Saturday 25 February 2012

Saturday Spotlight: The Blackhope Enigma by Teresa Flavin

Saturday Spotlight is a new feature where I'm showcasing some of the books I've reviewed for The Bookbag by posting reviews here for the first time. I'm trying to use it to promote books which people may have missed originally.

14-year old Sunni finds it bad enough that when she's trying to do some research on a famous Fausto Corvo painting in Blackhope Tower's Mariner's Chamber, she gets lumbered with her annoying stepbrother to look after. Add to that the presence of her classmate Blaise, a boy who's better at art than she is, and her day is looking depressing – and that's before Dean mysteriously vanishing when walking around the chamber's labyrinth.

You see, the Mariner's Chamber is a strange place which is famed for the appearance, centuries earlier, of skeletons into the locked room, and Sunni and Blaise quickly realise that Dean has disappeared into the painting they're studying. A rescue mission is launched, and most of the book takes place inside a strange land of a multitude of enchanted paintings, while we also see the police investigation trying to find out what has happened to the trio of vanished children.

Arcadia, the land they end up in, has its fair share of weird creatures, possible scoundrels, and dangerous places, but worse than any of them is the villain who sneaks into the painting just after them – Angus Bellini, cousin of their art teacher, who's determined to find three lost paintings of Corvo's which he's convinced are hidden inside Arcadia.
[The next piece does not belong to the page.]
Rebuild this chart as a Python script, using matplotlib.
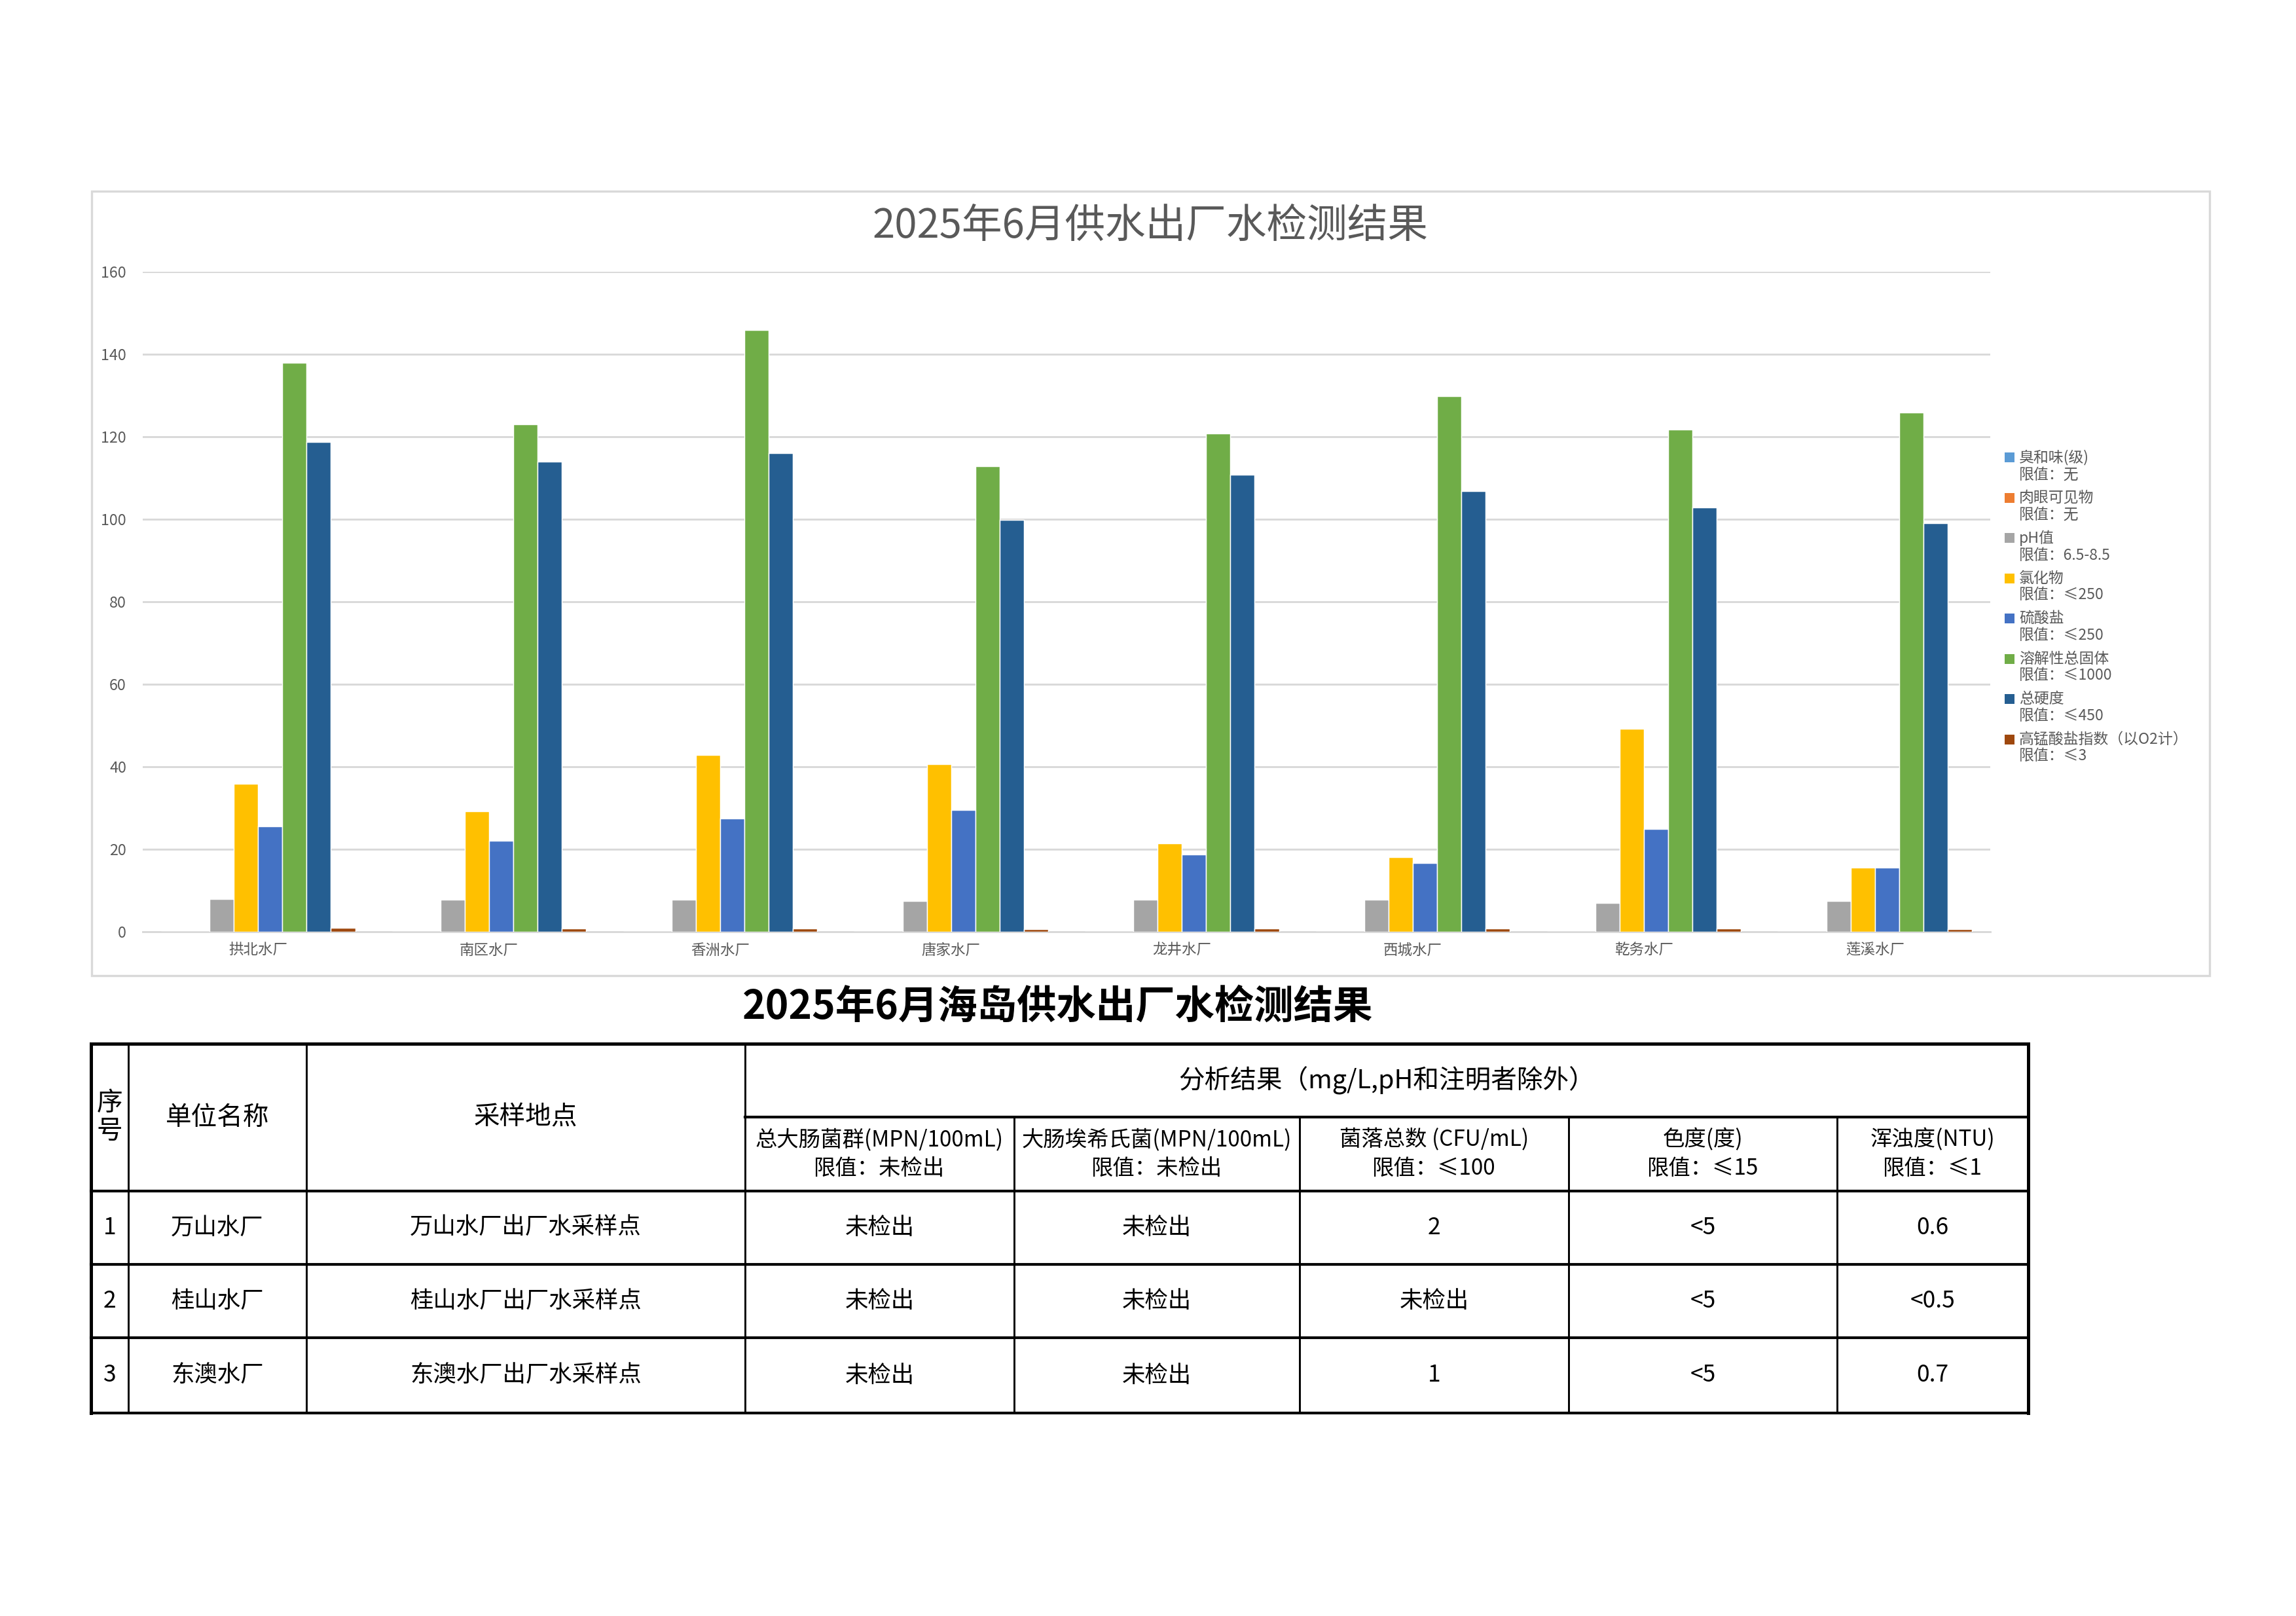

The book has a rapid pace and Flavin is definitely a talented writer who manages to capture the world of Arcadia and the three heroes really well. If there's a slight criticism, Bellini is something of a one-dimensional villain and this perhaps prevents the book being quite as exciting as it could be at times. On the other hand, the characters the three children meet in Arcadia, including Corvo's apprentice Marin and Lady Ishbel Blackhope, niece of 16th century adventurer Sir Innes Blackhope, who formerly owned the Tower, are much more interesting to read about. I particularly like the interaction between Blaise, Sunni and Marin – it's a sort of borderline love triangle, enough romance to whet the appetite of readers who enjoy that kind of thing but never taking anything away from the action.

I think that the majority of younger secondary school children and older primary school children would really enjoy this book, and anyone particularly interested in art will be absolutely fascinated by it. I'm not quite convinced that it will have the same appeal to the older end of the teenage age range but would encourage them to give it a try if they like the idea of enchanted paintings.